If you’ve been reading my work for any length of time you may know how I love to mine real life for gems that can help others (and myself) wake up to their authentic self. Yoga class is a particularly rich place for learnings and this week’s class gave me some (w)holy words that I’d like to share.
Let me start on the mat…
It’s Sunday morning and yoga class is packed. Everyone is seated on their mats and as the class begins, our teacher says we’re going to do something different today. Instead of going through the class pose to pose like most yoga classes, we’re going to start with the first pose and keep doing it (over and over) until everyone becomes comfortable with it. Then, we will move on.
When we’re learning, we typically move from topic to topic, skill set to skill set. Just like in high school moving subject class to subject class, we tend to do the same thing when we’re learning to be more authentic. We have a list of exercises or meditations or books, and we move from one to the other.
In my authenticity practice, my list might look like this: meditate and journal in the early a.m., spend time in creativity, maintain boundaries kindly, work on my book (for me, this is an exercise in using my authentic voice), go to Pilates or yoga.
Working your list isn’t a bad way to learn.
It’s one way.
Another way to learn
It’s a very Eastern approach to practice a basic skill over and over in order to gain mastery. I saw this when my son studied Tae Kwon Do as a young boy when the black belts practiced basic movements right alongside the white-belted newbies, with the Buddhist monks and nuns I’ve met, and Sunday in my yoga class. Even an expert will continue to study and practice a basic skill over and over. The premise is that there is always more to learn as we continue toward mastery.
Pablo Casals the brilliant cellist said it well when someone asked him why he continued to practice into his 80s and 90s: “I think I’m making progress.
I think I see some improvement.”
Taking time to explore all the nuances of a learning while focusing on it exclusively helps us to gain mastery of that skill.

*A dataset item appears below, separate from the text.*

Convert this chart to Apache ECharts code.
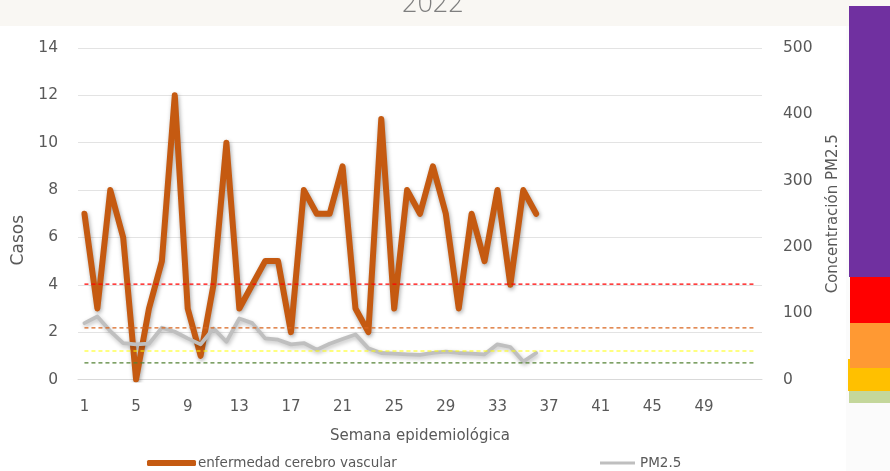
<!DOCTYPE html>
<html>
<head>
<meta charset="utf-8">
<script src="https://cdn.jsdelivr.net/npm/echarts@6/dist/echarts.min.js"></script>
<style>
  html, body { margin: 0; padding: 0; background: #ffffff; }
  #chart { width: 890px; height: 471px; }
</style>
</head>
<body>
<div id="chart"></div>
<script>
// Epidemiological weeks (the trailing empty slot leaves room after week 52)
const weeks = ['1','2','3','4','5','6','7','8','9','10','11','12','13','14','15','16','17','18',
  '19','20','21','22','23','24','25','26','27','28','29','30','31','32','33','34','35','36',
  '37','38','39','40','41','42','43','44','45','46','47','48','49','50','51','52',''];

// Weekly cases of cerebrovascular disease, 2022
const casos = [7,3,8,6,0,3,5,12,3,1,4,10,3,4,5,5,2,8,7,7,9,3,2,11,3,8,7,9,7,3,7,5,8,4,8,7];

// Weekly PM2.5 concentration
const pm25 = [85,95,73,55,53,54,78,72,62,53,77,57,92,85,62,60,53,55,45,54,61,68,47,40,39,38,37,40,42,40,39,38,53,49,27,40];

// PM2.5 reference levels drawn as dashed lines
const niveles = [144, 78, 43, 25];
const nivelColores = ['#ff0000', '#d9661f', '#ffff00', '#548235'];

const chart = echarts.init(document.getElementById('chart'), null, { renderer: 'canvas' });

const FONT = 'DejaVu Sans';
const TXT = '#595959';

const nivelSeries = niveles.map((v, i) => ({
  name: 'nivel' + i,
  type: 'line',
  yAxisIndex: 1,
  data: weeks.map(() => v),
  symbol: 'none',
  silent: true,
  z: 5,
  lineStyle: { color: nivelColores[i], width: 1.2, type: [4, 3] }
}));

chart.setOption({
  animation: false,
  backgroundColor: '#ffffff',
  title: {
    text: '2022',
    left: 397,
    top: -14,
    textStyle: { fontFamily: 'Open Sans', fontWeight: 300, fontSize: 27, color: '#7f7f7f' }
  },
  grid: { left: 78, right: 128, top: 48, bottom: 91.5, containLabel: false },
  legend: [
    {
      data: ['enfermedad cerebro vascular'],
      left: 142, top: 451,
      icon: 'roundRect', itemWidth: 49, itemHeight: 6, itemGap: 0,
      textStyle: { fontFamily: FONT, fontSize: 13.5, color: TXT, padding: [0, 0, 0, -3] }
    },
    {
      data: ['PM2.5'],
      left: 595, top: 451,
      icon: 'rect', itemWidth: 35, itemHeight: 3, itemGap: 0,
      textStyle: { fontFamily: FONT, fontSize: 13.5, color: TXT }
    }
  ],
  xAxis: {
    type: 'category',
    data: weeks,
    boundaryGap: true,
    name: 'Semana epidemiológica',
    nameLocation: 'middle',
    nameGap: 49,
    nameTextStyle: { fontFamily: FONT, fontSize: 15, color: TXT },
    axisLine: { show: true, lineStyle: { color: '#d9d9d9', width: 1 } },
    axisTick: { show: false },
    axisLabel: { interval: 3, margin: 20, fontFamily: FONT, fontSize: 15, color: TXT },
    splitLine: { show: false }
  },
  yAxis: [
    {
      type: 'value',
      min: 0, max: 14, interval: 2,
      axisLine: { show: false },
      axisTick: { show: false },
      axisLabel: { margin: 20, fontFamily: FONT, fontSize: 15.5, color: TXT },
      splitLine: { show: true, lineStyle: { color: '#e3e3e3', width: 1 } }
    },
    {
      type: 'value',
      min: 0, max: 500, interval: 100,
      name: 'Concentración PM2.5',
      nameLocation: 'middle',
      nameGap: 64,
      nameRotate: 90,
      nameTextStyle: { fontFamily: FONT, fontSize: 15, color: TXT },
      axisLine: { show: false },
      axisTick: { show: false },
      axisLabel: { margin: 21, fontFamily: FONT, fontSize: 15.5, color: TXT },
      splitLine: { show: false }
    }
  ],
  graphic: [
    // faint band behind the title
    { type: 'rect', left: 0, top: 0, shape: { width: 890, height: 26 }, style: { fill: '#f9f7f3' }, z: -10 },
    { type: 'rect', left: 846, top: 26, shape: { width: 44, height: 445 }, style: { fill: '#fbfbfb' }, z: -10 },
    // axis title on the left
    {
      type: 'text', left: 10, top: 215, rotation: Math.PI / 2,
      style: { text: 'Casos', fontFamily: FONT, fontSize: 17, fill: TXT },
      z: 10
    },
    // colour scale for air quality on the right
    { type: 'rect', left: 849, top: 6, shape: { width: 41, height: 271 }, style: { fill: '#7030a0' } },
    { type: 'rect', left: 848, top: 359, shape: { width: 42, height: 32 }, style: { fill: '#ffc000' } },
    { type: 'rect', left: 850, top: 277, shape: { width: 40, height: 46 }, style: { fill: '#ff0000' } },
    { type: 'rect', left: 850, top: 323, shape: { width: 40, height: 45 }, style: { fill: '#ff9933' } },
    { type: 'rect', left: 849, top: 391, shape: { width: 41, height: 12 }, style: { fill: '#c4d79b' } }
  ],
  series: [
    {
      name: 'enfermedad cerebro vascular',
      type: 'line',
      yAxisIndex: 0,
      data: casos,
      symbol: 'none',
      z: 3,
      itemStyle: { color: '#c55a11' },
      lineStyle: {
        color: '#c55a11', width: 6, cap: 'round', join: 'round',
        shadowColor: 'rgba(0,0,0,0.35)', shadowBlur: 4, shadowOffsetX: 1, shadowOffsetY: 2
      }
    },
    {
      name: 'PM2.5',
      type: 'line',
      yAxisIndex: 1,
      data: pm25,
      symbol: 'none',
      z: 4,
      itemStyle: { color: '#bfbfbf' },
      lineStyle: {
        color: '#bfbfbf', width: 3.8, cap: 'round', join: 'round',
        shadowColor: 'rgba(0,0,0,0.25)', shadowBlur: 4, shadowOffsetX: 1, shadowOffsetY: 2
      }
    }
  ].concat(nivelSeries)
});
</script>
</body>
</html>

Mastery requires time, attention and discipline. With mastery, a skill becomes embodied in our being.
Lessons from yoga class
Just as Surendran finished delivery of how our yoga class would unfold, in the quiet of my mind I groaned. I wanted my practice to run sleekly through the list of poses, so I could glide through the difficult ones and relax into the ones that I can do well. What if the first pose was something that I didn’t like? What if it wasn’t one of my best poses?
I laughed at myself (with loving awareness) as I realized that this was also a metaphor for learning to be really real.
There are things that come easy, while other learnings are more challenging.
We are works in progress.
The practice of becoming really real
A practice is training. There is no one right way and what works for some, may not work for another. However, if your practice isn’t moving you forward, your practice is not helpful.
You must find what works for you.
Sometimes, you need to dump your list and focus deeply on one learning until it becomes so comfortable for you, it becomes yours.
Like in my yoga class. (BTW, we did that first pose for 20 minutes of an hour-long class.)
A practice also involves discipline. Kind, compassionate discipline. Beating yourself (or anyone else) up isn’t discipline. It’s abuse. Be kind.
When it comes to the practice of moving more into your authentic self, it can be very challenging to learn a new skill or rid yourself of an outmoded belief. You can make a list of what you need to move closer to your really real and work that list. Or, you can pick one thing and focus on that so deeply that it becomes comfortable, yours. It’s your decision.
Coaching challenge: What skill or belief will you investigate, add or subtract to your life to move you more fully in the direction of your authentic self? Begin today.